We are looking at how to be wise when looking for and choosing a mentor. So far we have examined…
1> A good mentor is a worthy example 2> A good mentor is available 3> A good mentor has proven experience
4> A good mentor possesses wisdom
There’s a well-known story of an expert who was called by a company to look at their manufacturing system. It had broken and everything was at a standstill. When the expert arrived, he carried nothing but a little black bag.
Silently he walked around the equipment for a few minutes and then stopped. As he focused on one specific area of the equipment, he pulled a small hammer out of his bag and he tapped it gently. Suddenly everything began running again, and he quietly left.
The next day he send a bill that made the manager go ballistic. It was for $1000! Quickly the manager e-mailed the expert and wrote, “I will not pay this outrageous bill without it being itemized and explained.” Soon he received an invoice with the following words:
For the tapping on equipment with hammer – $1 For knowing where to tap – $999
That is the value of wisdom. Mentors with wisdom often show us where to tap. Their understanding, experience, and knowledge help us to solve problems that we would have a hard time handling on our own.
One of my mentors (I read everything he ever wrote) when asked why highly successful people often sabotaged their lives and hurt their careers said, “Never confuse the giftedness of a person with the person. Their gifts allow them to do amazing things but the person may be flawed, which will eventually cause harm.” That bit of wisdom about a person’s character has helped me immeasurably. First, it helped me to better understand how to work with talented people and to help them develop. Second, it has been a caution to me personally. I know that having talent in a given area never exempts me from neglecting discipline or character issues. We’re all just one step away from stupid.
Wise people often use just a few words to help us learn and develop. They open our eyes to worlds we might not have otherwise seen without their help. They help us navigate difficult situations. They help us to see opportunities we would otherwise miss. They make us wiser than our years and experience.
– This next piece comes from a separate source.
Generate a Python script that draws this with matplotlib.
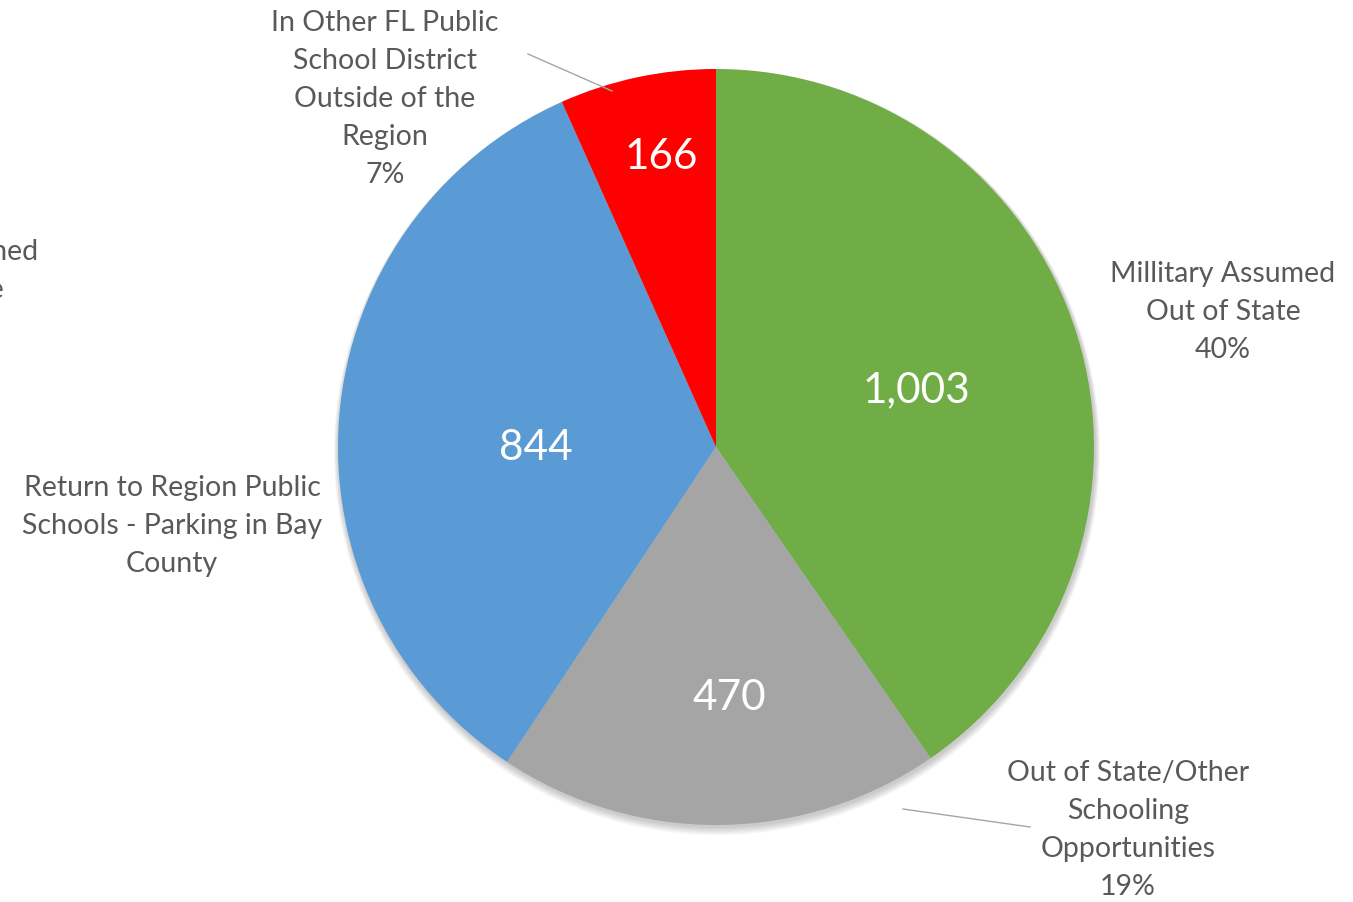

5> A good mentor provides friendship and support
The first question most followers ask of a mentor is, “Do you care for me?” The reason for this question is obvious. Who wants to be guided by a person who isn’t interested in them? Selfish people will assist you only insofar as it advances their own agenda. Good mentors provide friendship and support, unselfishly working to help you reach your potential. Their mind-set is well expressed by business coach and author James Vuocolo, who says, “Great things happen whenever we stop seeing ourselves as God’s gift to others, and begin seeing others as God’s gift to us.”
If the person who offers to mentor you doesn’t really support you and offer you friendship, then the relationship will always fall short of your expectations. Knowledge without support is sterile. Advice without friendship feels cold. Candour without care is harsh. However, when you are being helped by someone who cares for you it is emotionally satisfying. Growth comes from both the head and the heart. Only supportive people are willing to share both with you.